Maud Rousset : Cette démocratisation a eu un aspect positif : elle a permis de répondre à un vrai besoin de bien-être et d’éveiller les consciences. Les particuliers ont compris l’importance d’investir dans leur intérieur. Mais le revers, c’est de tout mélanger. Or, la décoration d’intérieur fait appel à des compétences et chaque métier dans l’aménagement d’intérieur est spécifique. J’essaie, pour ma part, de reconnaître mes limites ; il y a des compétences qui ne sont pas les miennes. Par exemple, je peux dessiner des plans de cuisine mais je les fais valider par un cuisiniste. De même, mes dessins de mobilier sont soumis à un menuisier. Je pense aussi que c’est mieux pour le client quand chaque acteur est clairement identifié. Par ailleurs, certaines émissions TV laissent croire qu’on peut réaliser un projet de décoration en 2 heures, que c’est facile et pu coûteux, or, cela participe à l’ubérisation des métiers de l’agencement. C’est un phénomène apparu récemment que je déplore. On le voit notamment à travers tous ces sites Internet qui proposent des forfaits à bas coût. Une planche d’ambiance, une vue 3D et une shopping-list pour 99 euros, c’est aberrant ! Ces dernières années j’ai vu le nombre de décorateurs et d’architectes d’intérieur multiplié par dix.

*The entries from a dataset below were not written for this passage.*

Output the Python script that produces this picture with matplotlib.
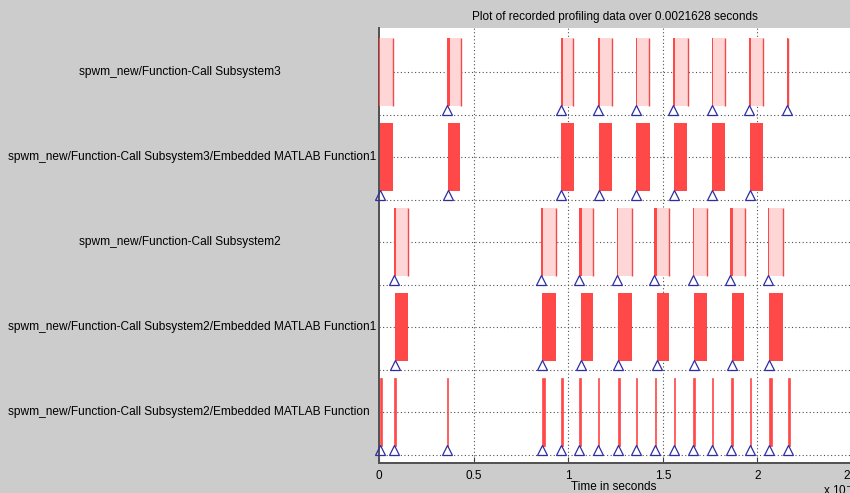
import matplotlib
matplotlib.use("Agg")
import matplotlib.pyplot as plt

# ---------------- data (times in ms, i.e. x 10^-3 s) ----------------
row_labels = [
    "spwm_new/Function-Call Subsystem3",
    "spwm_new/Function-Call Subsystem3/Embedded MATLAB Function1",
    "spwm_new/Function-Call Subsystem2",
    "spwm_new/Function-Call Subsystem2/Embedded MATLAB Function1",
    "spwm_new/Function-Call Subsystem2/Embedded MATLAB Function",
]
title_text = "Plot of recorded profiling data over 0.0021628 seconds"
xlabel_text = "Time in seconds"
x_ticks = [0, 0.5, 1, 1.5, 2, 2.5]
x_ticklabels = ["0", "0.5", "1", "1.5", "2", "2.5"]

# Row 1: Function-Call Subsystem3 (light bars)
sub3_start = [0.000, 0.358, 0.961, 1.157, 1.358, 1.553, 1.760, 1.955, 2.156]
sub3_dur = [0.074, 0.074, 0.066, 0.074, 0.069, 0.079, 0.069, 0.074, 0.007]
sub3_child = [0.004, 0.016, 0.010, 0.010, 0.008, 0.012, 0.007, 0.014, 0.007]
sub3_marks = [0.358, 0.961, 1.157, 1.358, 1.553, 1.760, 1.955, 2.156]

# Row 2: Subsystem3/Embedded MATLAB Function1 (solid bars)
emf3_start = [0.004, 0.363, 0.961, 1.162, 1.358, 1.559, 1.760, 1.961]
emf3_dur = [0.069, 0.063, 0.069, 0.069, 0.074, 0.069, 0.069, 0.069]

# Row 3: Function-Call Subsystem2 (light bars)
sub2_start = [0.077, 0.856, 1.057, 1.257, 1.453, 1.660, 1.855, 2.056]
sub2_dur = [0.074, 0.079, 0.074, 0.079, 0.079, 0.074, 0.079, 0.079]
sub2_child = [0.010, 0.010, 0.015, 0.005, 0.015, 0.005, 0.015, 0.005]

# Row 4: Subsystem2/Embedded MATLAB Function1 (solid bars)
emf21_start = [0.082, 0.861, 1.067, 1.263, 1.468, 1.664, 1.865, 2.062]
emf21_dur = [0.069, 0.074, 0.063, 0.074, 0.063, 0.069, 0.063, 0.074]

# Row 5: Subsystem2/Embedded MATLAB Function (very short calls)
emf2_start = [0.004, 0.078, 0.358, 0.861, 0.961, 1.056, 1.157, 1.263, 1.358,
              1.458, 1.559, 1.660, 1.760, 1.861, 1.961, 2.062, 2.163]
emf2_dur = [0.010, 0.010, 0.008, 0.016, 0.010, 0.010, 0.008, 0.013, 0.008,
            0.008, 0.005, 0.013, 0.008, 0.008, 0.005, 0.016, 0.010]

# ---------------- style ----------------
BG = "#cccccc"
RED = "#ff4848"
PINK = "#ffd6d6"
EDGE = "#ec4c4c"
TRI = "#2e2ea0"
FONT = "Liberation Sans"
FS = 8.5
FS_LAB = 8.6
W, H = 850, 493

plt.rcParams["font.family"] = [FONT, "DejaVu Sans"]

fig = plt.figure(figsize=(W / 100, H / 100), dpi=100, facecolor=BG)
ax_left, ax_right, ax_top, ax_bot = 379.3, 851.8, 28, 463
ax = fig.add_axes([ax_left / W, 1 - ax_bot / H, (ax_right - ax_left) / W, (ax_bot - ax_top) / H])
ax.set_facecolor("white")

BAR_H = 0.8
TRI_OFF = 0.45

def light_row(y, starts, durs, childs):
    ax.barh([y] * len(starts), durs, left=starts, height=BAR_H, color=PINK, linewidth=0, zorder=2)
    ax.barh([y] * len(starts), childs, left=starts, height=BAR_H, color=RED, linewidth=0, zorder=3)
    ends = [s + d for s, d in zip(starts, durs)]
    ax.vlines(ends, y - BAR_H / 2, y + BAR_H / 2, colors=EDGE, linewidth=1.0, zorder=3)

def solid_row(y, starts, durs, edge=0.0):
    ax.barh([y] * len(starts), durs, left=starts, height=BAR_H, color=RED,
            edgecolor=RED, linewidth=edge, zorder=2)

def marks(y, xs):
    ax.plot(xs, [y + TRI_OFF] * len(xs), linestyle="none", marker="^", markersize=7,
            markerfacecolor="none", markeredgecolor=TRI, markeredgewidth=0.9, zorder=5,
            clip_on=False)

light_row(1, sub3_start, sub3_dur, sub3_child)
marks(1, sub3_marks)
solid_row(2, emf3_start, emf3_dur)
marks(2, emf3_start)
light_row(3, sub2_start, sub2_dur, sub2_child)
marks(3, sub2_start)
solid_row(4, emf21_start, emf21_dur)
marks(4, emf21_start)
solid_row(5, emf2_start, emf2_dur, edge=0.5)
marks(5, emf2_start)

ax.set_xlim(0, 2.5)
ax.set_ylim(5.6, 0.48)

# grid
ax.set_axisbelow(True)
for gx in [0.5, 1.0, 1.5, 2.0]:
    ax.axvline(gx, color="#505050", linestyle=(0, (1, 2.2)), linewidth=0.8, zorder=0)
for gy in [1, 1.5, 2, 2.5, 3, 3.5, 4, 4.5, 5, 5.5]:
    ax.axhline(gy, color="#505050", linestyle=(0, (1, 2.2)), linewidth=0.8, zorder=0)

ax.set_xticks(x_ticks)
ax.set_xticklabels(x_ticklabels, fontsize=FS)
ax.tick_params(axis="x", direction="in", length=4, width=0.8, color="#404040", pad=5)
ax.set_yticks([])
for side in ["top", "right"]:
    ax.spines[side].set_visible(False)
for side in ["left", "bottom"]:
    ax.spines[side].set_color("#505050")
    ax.spines[side].set_linewidth(1.4)

# row labels in the grey margin
fig.canvas.draw()
renderer = fig.canvas.get_renderer()
for i, lab in enumerate(row_labels):
    y_px = ax.transData.transform((0, i + 1))[1]
    t = fig.text(180 / W, y_px / H, lab, ha="center", va="center", fontsize=FS_LAB, color="black")
    bb = t.get_window_extent(renderer)
    if bb.x0 < 8:
        t.set_ha("left")
        t.set_x(8 / W)

fig.text(615 / W, 1 - 17 / H, title_text, ha="center", va="center", fontsize=FS)
fig.text(614 / W, 1 - 487 / H, xlabel_text, ha="center", va="center", fontsize=FS)
fig.text(823 / W, 1 - 482 / H, r"x 10$^{-3}$", ha="left", va="top", fontsize=FS)

fig.savefig("out.png", dpi=100, facecolor=BG)
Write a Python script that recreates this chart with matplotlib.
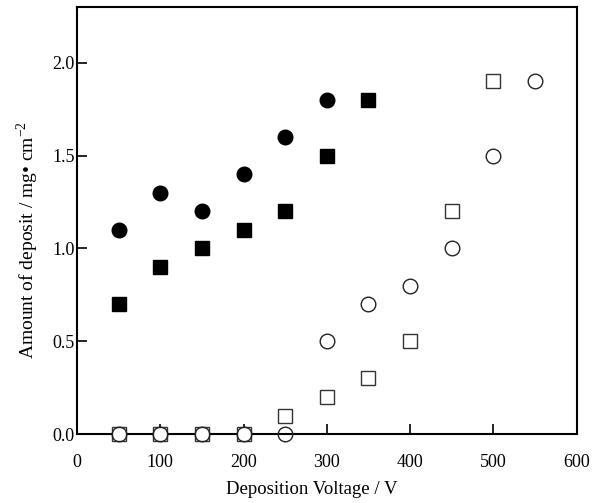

Or, comme il n’y a pas de place pour tout le monde, certains en profitent et font travailler à moindre coût. C’est triste et malheureusement les particuliers ne voient pas forcément l’impact négatif qu’engendre cette popularisation massive. »

 

Propos recueillis par Vanessa Barbier

 

Son parcours :

Après presque 10 ans passés dans la banque et les assurances, Maud Rousset abandonne cet univers en 2013 et suit une formation en décoration d’intérieur. Elle lance rapidement son entreprise après quelques mois passés en agence d’architecture d’intérieur. Issue d’une famille d’artisans (un grand-père tapissier, une grand-mère brocanteuse), elle tient de sa mère habilleuse au théâtre le goût du décor, des matières et de la mise en scène. Installée à Paris, elle réalise des projets pour les professionnels comme les particuliers.